Trellis and Training System Construction: Tools & Materials
A basic winegrape trellis consists of 4 main parts: End posts, in-line stakes, training stakes, and wire. The end posts are the longest and most substantial of the main components, generally ranging from 8’ to 10’ in length. With one end of the post buried several feet underground, the end posts serve to anchor the vine rows at each end and therefore provide the start and end of the row as well as the general trajectory, with the full length of each row equaling the distance between the end posts.
In-line stakes, typically 7’ to 8’ in length, serve as intermediate supports along the vine row. Less substantial in height and weight than the end posts, yet still sturdy enough to support the weight of numerous vines on either side, once installed the in-line stake establishes the approximate trellised height of the mature vineyard as well as providing a point of attachment for the drip, cordon, and canopy management wires.
Training stakes are significantly shorter (typically 4’ to 5’) and lighter and are installed at equal distances between the end posts, adjacent to each vine. As their name would suggest, they are required in a new vineyard to serve as a guide for young vines, helping to ensure that their initial growth is straight and supported. This is accomplished by tying the new growth to the training stake using any number of different tying methods and materials. A vine protector or “grow tube” may also be placed around the new vine and secured to the training stake to provide additional protection from weather and/or critters who might want to feed on tender leaves. Finally, the training stake also serves as an additional attachment point for drip and fruiting wires.

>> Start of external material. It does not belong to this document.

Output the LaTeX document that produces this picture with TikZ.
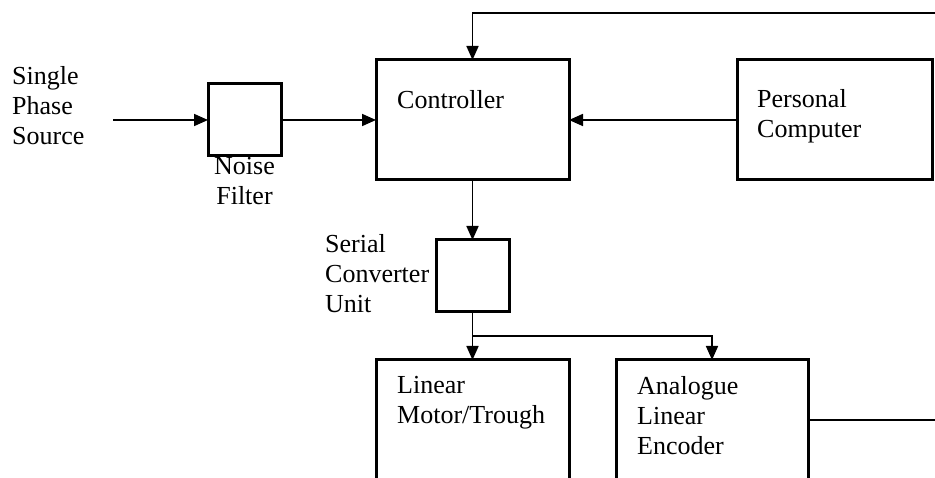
\documentclass[tikz,border=0pt]{standalone}
\usepackage{fontspec}
\setmainfont{Liberation Serif}
\usetikzlibrary{arrows.meta}
\begin{document}
\begin{tikzpicture}[x=1pt,y=-1pt,
 box/.style={draw, line width=3pt, inner sep=0, outer sep=0},
 conn/.style={line width=1.7pt, -{Triangle[length=14pt,width=12pt]}},
 wire/.style={line width=1.7pt},
 txt/.style={font=\fontsize{26}{30}\selectfont, align=left, inner sep=0, anchor=north west}]
\useasboundingbox (0,0) rectangle (935,478);
\clip (0,0) rectangle (935,478);
% boxes
\node[box, minimum width=193, minimum height=120] (ctrl) at (472.5,120) {};
\node[box, minimum width=195, minimum height=120] (pc) at (834.5,120) {};
\node[box, minimum width=73, minimum height=72] (nf) at (244.5,120) {};
\node[box, minimum width=73, minimum height=72] (scu) at (472.5,276) {};
\node[box, minimum width=193, minimum height=140] (lm) at (472.5,430) {};
\node[box, minimum width=192, minimum height=140] (ale) at (712,430) {};
% free ends
\coordinate (src) at (113,120);
\coordinate (fb) at (935,13);
\coordinate (ae) at (935,420);
\coordinate (br) at (472.5,336);
% connectors
\draw[conn] (src) -- (src -| nf.west);
\draw[conn] (nf.east) -- (nf.east -| ctrl.west);
\draw[conn] (pc.west) -- (pc.west -| ctrl.east);
\draw[conn] (fb) -| (ctrl.north);
\draw[conn] (ctrl.south) -- (ctrl.south |- scu.north);
\draw[conn] (scu.south) -- (scu.south |- lm.north);
\draw[conn] (br -| scu.south) -| (ale.north);
\draw[wire] (ae -| ale.east) -- (ae);
% texts
\node[txt] (tsrc) at (12,66) {Single\\Phase\\Source};
\node[txt] (tctrl) at (397,90) {Controller};
\node[txt] (tpc) at (757,89) {Personal\\Computer};
\node[txt, align=center, anchor=north] (tnf) at (244.5,157) {Noise\\Filter};
\node[txt] (tscu) at (325,234) {Serial\\Converter\\Unit};
\node[txt] (tlm) at (397,376) {Linear\\Motor/Trough};
\node[txt] (tale) at (637,376) {Analogue\\Linear\\Encoder};
\end{tikzpicture}
\end{document}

Vineyard wire is the last of the main components that make up a winegrape trellis. The majority of commercial growers in the United States use hi-tensile, galvanized wire to support and manage their vines within the trellis. Different gauges or thicknesses of wire, typically between 10 – 14, provide different levels of support and different adaptability to certain tasks. The heaviest wire is generally used as the cordon or fruiting wire to support the branches that will bear the heavy, mature grape clusters. Growers who want to suspend their drip line off the ground and keep it from sagging throughout the row commonly use the lightest gauge wire to accomplish this task. Intermediate thicknesses are often used in pairs as moveable catch wires to “catch” and trap the vine’s foliage between the wires. The wires are then moved up the in-line stake as the vines’ shoots become longer. Vineyard wire is sold in smaller coils of 100 pounds each or in longer, continuous coils ranging from 500 – 2,000 pounds per coil. These longer coils make working in very long vineyard rows more efficient.
Winegrape Trellis Styles
In today’s viticultural environment, there are many different styles of trellis. Growers and vineyard managers often debate which system is the best or most effective. Many adaptations can be made to accommodate the needs of different varietals, the orientation of the rows, the percentage of the slope of the vineyard, and numerous other unique conditions. But no matter what style of trellis system you choose, it will likely include the four basic elements described above. And if properly maintained, it will certainly result in higher yields and better-quality fruit than your non-trellised neighbors.